The article states: “Beginning as a classical pianist, there wasn't much Nina Simone couldn't musically attain. Yet, it was her outspoken activism throughout her career that paved the way for female and Black artists to use their platforms for change. ‘I choose to reflect the times and the situations in which I find myself. That, to me, is my duty,’ Simone says in a Netflix documentary titled What Happened, Miss Simone? One result of those times was her civil rights anthem, "To Be Young, Gifted and Black," which was a tribute to her close friend and playwright Lorraine Hansberry, who wrote A Raisin in the Sun.”

Nina Simone could have said, “That is my duty,” and we would have understood that she feels passionately about “reflecting the times and situations in which she finds herself” through her art. But she emphasizes her idea about personal duty further by using, “to me.” “To me” can be used at the beginning of a sentence, or, as Ms. Simone uses it, in the middle of the sentence. “To me” is a succinct, yet powerful way to underscore your deeply held thought, idea or opinion.

How could you use “to me” to emphasize your personal opinion or idea?

2. Using repetition and synonyms to emphasize your personal opinion or idea.

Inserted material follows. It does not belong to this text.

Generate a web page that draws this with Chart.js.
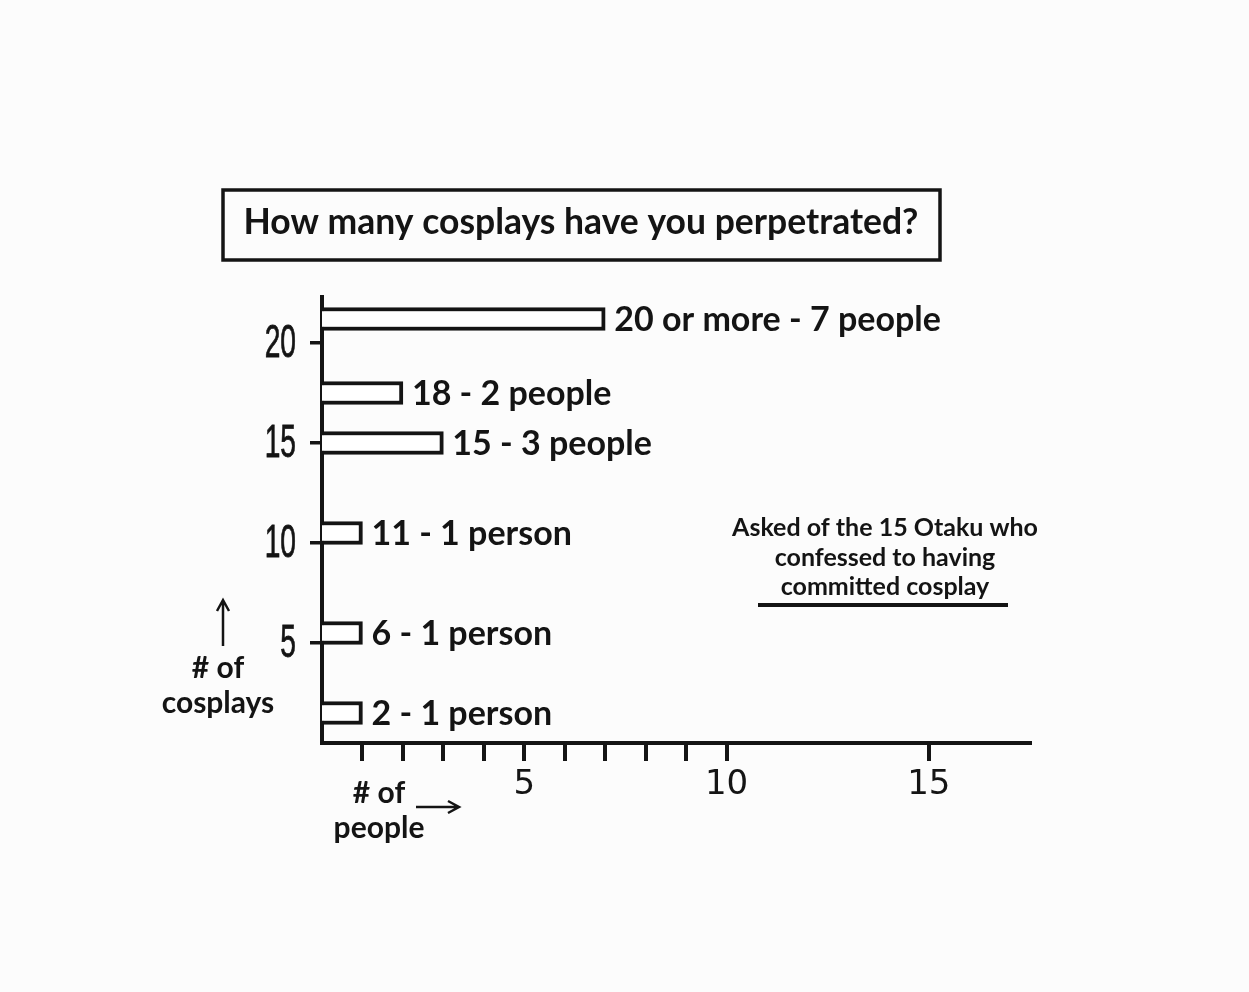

The article states: During her rise to fame, it was unheard of for a woman to play guitar, but she responded, Can't no man play like me. I play better than a man.’ Johnny Cash, Muddy Waters, Chuck Berry and Elvis Presley, people you may have thought initiated rock 'n' roll, all name Tharpe as an influence. Rock 'n' roll began with a Black woman, and it's hard to point out a musician that hasn't been inspired by Tharpe.”

Sister Tharpe could have used just one of her comments and we would have understood that she was challenging popular opinion about the ability of a woman to excel at playing the guitar. But she powerfully delivers her message with two sentences with the same meaning. The repetition sets it in stone.

Think: How could you use two sentences that mean the same thing to emphasize your opinion or idea? Start by finding synonyms – words or phrases that have the same meaning:

“Everyone in my family enjoys fresh pasta the most. It’s simply everybody’s favorite!

In "real life": Just this morning, I encountered the second type of repetition for emphasis of an idea.

In a breathing exercise narrated by Richie Bostock (, he instructed us on how to exhale: “Remember, that exhale is easy. That exhale is effortless. There’s nothing to do on the exhale. You don’t need to do anything. You don’t need to put in any effort. Just relax all those muscles.” Notice the repetition and synonyms Richie uses to emphasize his idea about exhaling.

To me, that repetition sounds (and feels) good!